South Africa is strenuously opposing the European Union’s (EU’s) Carbon Border Adjustment Mechanism (CBAM) that, under its evolving design and coverage, could have a significant impact on the country’s trade with the bloc, which currently represents 19% of exports.
This impact will be amplified should other countries impose similar measures to address so-called ‘carbon leakage’, with the US, the UK, Japan and Canada all currently considering such.
A South African Reserve Bank paper says that under its current design and coverage, the CBAM, which will start having financial implications for EU importers from 2026, will be relatively small initially, reducing overall trade with the EU by 4% in 2030 and reducing GDP by 0.02% compared with the current baseline. This assuming a carbon price of $75/t.
What this relatively benign outlook for the scheme’s prevailing architecture masks, however, is the disproportionate impact the CBAM will have on specific domestic exporters, notably in the cement and iron and steel and aluminium sectors, with the former two sectors to experience declines of more than 30% in 2030, while aluminium trade would contract by 16%.

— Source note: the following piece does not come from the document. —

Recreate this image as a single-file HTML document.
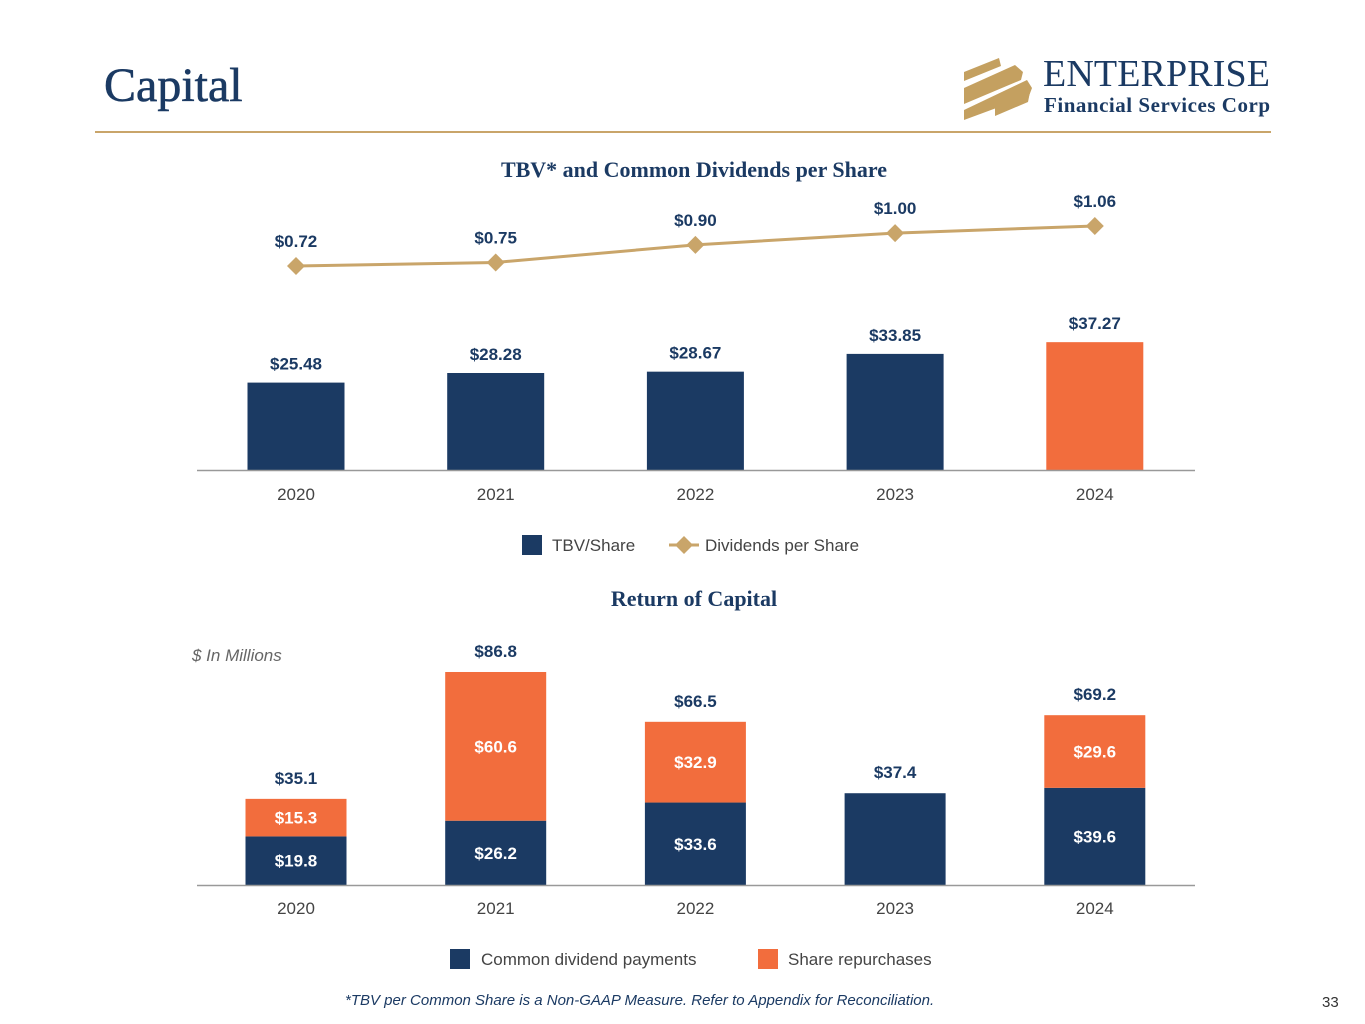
<!DOCTYPE html>
<html><head><meta charset="utf-8"><style>
body{margin:0;width:1365px;height:1024px;background:#fff;overflow:hidden;position:relative;font-family:"Liberation Sans",sans-serif}
.t{position:absolute}
</style></head><body>
<div class="t" style="left:104px;top:58px;font:48px 'Liberation Serif',serif;color:#1b3a63;-webkit-text-stroke:0.6px #1b3a63">Capital</div>
<div class="t" style="left:95px;top:131px;width:1176px;height:2px;background:#c9a56a"></div>
<svg class="t" style="left:955px;top:50px" width="320" height="80">
 <g fill="#c4a060">
  <polygon points="9,22 44,8 46,16 9,31"/>
  <polygon points="9,38 60,15 68,22 66,30 9,54"/>
  <polygon points="9,60 72,30 77,38 74,46 9,70"/>
  <polygon points="40,58 75,42 73,52 40,66"/>
 </g>
 <text x="88" y="36" font-family="Liberation Serif" font-size="38" fill="#1b3a63" textLength="227">ENTERPRISE</text>
 <text x="89" y="62" font-family="Liberation Serif" font-size="21" font-weight="bold" fill="#1b3a63" textLength="226">Financial Services Corp</text>
</svg>
<svg class="t" id="c1" style="left:0;top:0" width="1365" height="1024"></svg>
<div class="t" style="left:345px;top:992px;font:italic 15px 'Liberation Sans',sans-serif;color:#1b3a63">*TBV per Common Share is a Non-GAAP Measure. Refer to Appendix for Reconciliation.</div>
<div class="t" style="left:1322px;top:994px;font:15px 'Liberation Sans',sans-serif;color:#333">33</div>
<script>
const years=["2020","2021","2022","2023","2024"];
const tbv=[25.48,28.28,28.67,33.85,37.27];
const dps=[0.72,0.75,0.90,1.00,1.06];
const divPay=[19.8,26.2,33.6,37.4,39.6];
const repurch=[15.3,60.6,32.9,0,29.6];
const NAVY="#1b3a63",OR="#f26d3d",GOLD="#c9a56a";
const svg=document.getElementById('c1');
function el(tag,attrs,name,inter){const e=document.createElementNS('http://www.w3.org/2000/svg',tag);for(const k in attrs)e.setAttribute(k,attrs[k]);


svg.appendChild(e);return e;}
function txt(x,y,s,name,o){const e=el('text',Object.assign({x:x,y:y,'text-anchor':'middle','font-family':'Liberation Sans','font-size':17,fill:NAVY},o||{}),name);e.textContent=s;return e;}
const xc=i=>296+i*199.7;
// chart 1
txt(694,177,"TBV* and Common Dividends per Share","chart1-title",{'font-family':'Liberation Serif','font-size':22,'font-weight':'bold'});
const y1=v=>470-v*3.43;
const yd=v=>266-(v-0.72)*117.6;
tbv.forEach((v,i)=>{el('rect',{x:xc(i)-48.5,y:y1(v),width:97,height:470-y1(v),fill:i==4?OR:NAVY},'tbv-bar-'+years[i]);
 txt(xc(i),y1(v)-13,"$"+v.toFixed(2),'tbv-label-'+years[i],{'font-weight':'bold'});
 txt(xc(i),500,years[i],'x-tick-'+years[i],{fill:'#444'});});
el('line',{x1:197,y1:470.5,x2:1195,y2:470.5,stroke:'#999','stroke-width':1.5},'x-axis');
el('polyline',{points:dps.map((v,i)=>xc(i)+','+yd(v)).join(' '),fill:'none',stroke:GOLD,'stroke-width':3},'dividends-line');
dps.forEach((v,i)=>{const x=xc(i),y=yd(v);el('polygon',{points:`${x},${y-9} ${x+9},${y} ${x},${y+9} ${x-9},${y}`,fill:GOLD},'dividend-marker-'+years[i]);
 txt(x,y-19,"$"+v.toFixed(2),'dividend-label-'+years[i],{'font-weight':'bold'});});
el('rect',{x:522,y:535,width:20,height:20,fill:NAVY},'legend-tbv-swatch');
txt(552,551,"TBV/Share",'legend-tbv',{'text-anchor':'start',fill:'#444'});
el('line',{x1:669,y1:545,x2:699,y2:545,stroke:GOLD,'stroke-width':3},'legend-div-line');
el('polygon',{points:'684,536 693,545 684,554 675,545',fill:GOLD},'legend-div-marker');
txt(705,551,"Dividends per Share",'legend-dividends',{'text-anchor':'start',fill:'#444'});
// chart 2
txt(694,606,"Return of Capital","chart2-title",{'font-family':'Liberation Serif','font-size':22,'font-weight':'bold'});
txt(192,661,"$ In Millions","units-note",{'text-anchor':'start','font-style':'italic',fill:'#666'});
const y2=v=>885-v*2.454;
years.forEach((yr,i)=>{const x=xc(i),d=divPay[i],r=repurch[i];
 el('rect',{x:x-50.5,y:y2(d),width:101,height:885-y2(d),fill:NAVY},'dividend-payment-bar-'+yr);
 if(r>0){el('rect',{x:x-50.5,y:y2(d+r),width:101,height:y2(d)-y2(d+r),fill:OR},'repurchase-bar-'+yr);
  txt(x,(y2(d)+y2(d+r))/2+6,"$"+r.toFixed(1),'repurchase-label-'+yr,{'font-weight':'bold',fill:'#fff'});
  txt(x,(y2(d)+885)/2+6,"$"+d.toFixed(1),'dividend-payment-label-'+yr,{'font-weight':'bold',fill:'#fff'});}
 txt(x,y2(d+r)-15,"$"+(d+r).toFixed(1),'total-label-'+yr,{'font-weight':'bold'});
 txt(x,914,yr,'x2-tick-'+yr,{fill:'#444'});});
el('line',{x1:197,y1:885.5,x2:1195,y2:885.5,stroke:'#999','stroke-width':1.5},'x2-axis');
el('rect',{x:450,y:949,width:20,height:20,fill:NAVY},'legend-divpay-swatch');
txt(481,965,"Common dividend payments",'legend-divpay',{'text-anchor':'start',fill:'#444'});
el('rect',{x:758,y:949,width:20,height:20,fill:OR},'legend-repurch-swatch');
txt(788,965,"Share repurchases",'legend-repurch',{'text-anchor':'start',fill:'#444'});
</script>
</body></html>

In a recent presentation made during an EE Business Intelligence webinar, Hulamin environmental sustainability head Hendrik de Villiers showed the threat posed to the export competitiveness of the group, which exports 22% of its yearly production to Europe.
Applying what he acknowledged to be ‘worst-case’ assumptions, De Villiers calculated that the CBAM levies on South African aluminium exports could be €1 440/t by 2034. The main reason is the carbon-heavy nature of South Africa’s electricity production, which raises Hulamin’s Scope 2 emissions to extreme levels, as it buys its metal from the Hillside aluminium smelter, which buys from Eskom.
Given the size of the potential impact, it is sensible for the South African government to oppose the CBAM’s implementation both diplomatically and legally. There are strong arguments regarding the fairness of a unilaterally imposed scheme that effectively shifts the decarbonisation burden to developing countries, which are simply unable to mitigate such emissions at the pace demanded.
However, those efforts are far from guaranteed and government and business, therefore, also need to be taking far more assertive steps to future-proof domestic manufacturing.
The quickest and least-regret solution lies in accelerating the transition away from coal, which would lower Scope 2 emissions for all enterprises, including the export-facing companies most exposed to measures such as the CBAM.
Already the slow pace at which South Africa has been building new renewables has added to the cost of domestic manufacturers as firms have been forced to integrate back-up power or curtail production to navigate loadshedding that could have been avoided through consistent new additions. Now the slow pace of the transition is threatening their export competitiveness.
In such a context, diplomatic interventions alone are akin to clearing an area under a bomb threat. To defuse the bomb, they must be coupled with visible transition progress at scale to create the conditions for lasting industrial competitiveness.